Psychologowie mówią, że dzieci gryzą, popychają, szczypią, kopią innych wtedy, gdy przerasta je sytuacja i nie potrafią inaczej wyrazić swoich uczuć. I zalecają chronienie malucha przed sytuacjami dla niego trudnymi. Może ograniczyć liczbę dzieci, z którymi się bawi? Jeśli gryzie jakiegoś kolegę/koleżankę, spróbować zabawy z innymi dziećmi. Może trzeba skrócić czas zabawy? Warto reagować od razu i kategorycznie, starając się wyprzedzić "akt agresji". To oznacza uwagę dorosłych - kiedy tylko dziecko otwiera buzię, bo chce gryźć - zapobiegamy temu wkładając rękę pod brodę "agresora". Oczywiście może się zdarzyć, że potrzebna będzie pomoc specjalisty. Jednak cierpliwość i uwaga skierowana na dziecko powinny wystarczyć, by maluch pozbył się złych nawyków.

Udawanie, że nie słyszy co do niego mówisz.

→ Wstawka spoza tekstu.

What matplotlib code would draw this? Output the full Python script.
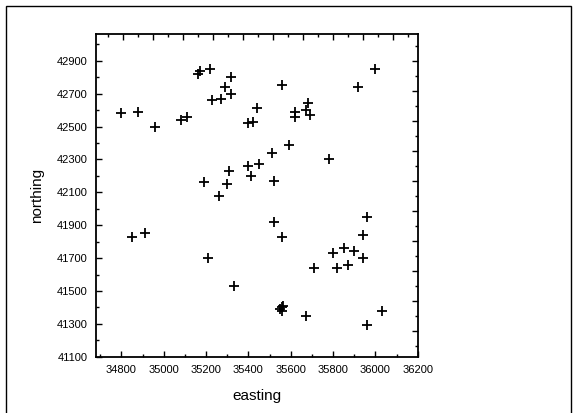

To w wielu rodzinach norma. Nie tylko dzieci nie słyszą, ale przede wszystkim dorośli zachowują się jakby ogłuchli. No i mamy odpowiedź na pytanie, dlaczego taka skłonność pojawia się u małolatów. Pamiętajmy jednak, że szansą na nieprzenoszenie tego dziwnego zwyczaju w dorosłość jest nauczenie dziecka, że to niegrzeczne. Brak reakcji na takie zachowania, powtarzanie tego samego trzeci, czwarty raz sprawi, że maluch uzna, że tak jest w porządku. Bo może upiecze się sprzątanie i rodzic zrobi to sam. Reaguj. Jest na to prosty sposób. Nie krzycz z drugiego końca domu, że dziecko ma zrobić to i to... Podejdź i patrząc na niego, wyjaśnij co ma zrobić. Tego nie będzie mógł zlekceważyć. Musi potwierdzić, że usłyszał i na przykład wyłączyć telewizor...

Częstowanie się smakołykami mimo zakazu.

To swoista próba sił... Jest taka scena z filmu "Sprawa Kramerów", w której ojciec, Ted zachęca 7-letniego syna Billy'ego do zjedzenia obiadu. Malec krzywi się i mówi, że nie lubi mielonego. Na argument, że w ubiegłym tygodniu jadł i mu smakowało, krzywi się jeszcze bardziej i pyta czy tata pamiętał o kupieniu lodów. Ted zapewnia, że tak, ale że ich nie dostanie, dopóki nie zje obiadu. Reakcja małego jest natychmiastowa, idzie do lodówki, wyjmuje lody, wraca do stołu. Ojciec cały czas mówi, żeby się nie ważył, żeby nawet nie próbował ich ruszyć. Billy patrzy na tatę i pakuje łyżkę z lodami do buzi. Reakcja Teda też jest natychmiastowa - porywa malca od stołu i zamyka w pokoju. Fakt, dzieciaki lubią słodycze, mogłyby tylko nimi się żywić, ale naszą rolą jest ustanowienie zasad. Dla zdrowia, dla higieny, dla ich dobra. Zawsze należy pytać, czy można się poczęstować. Wiedza, ile i czego zjadło dziecko, pomoże ci w racjonalnym żywieniu.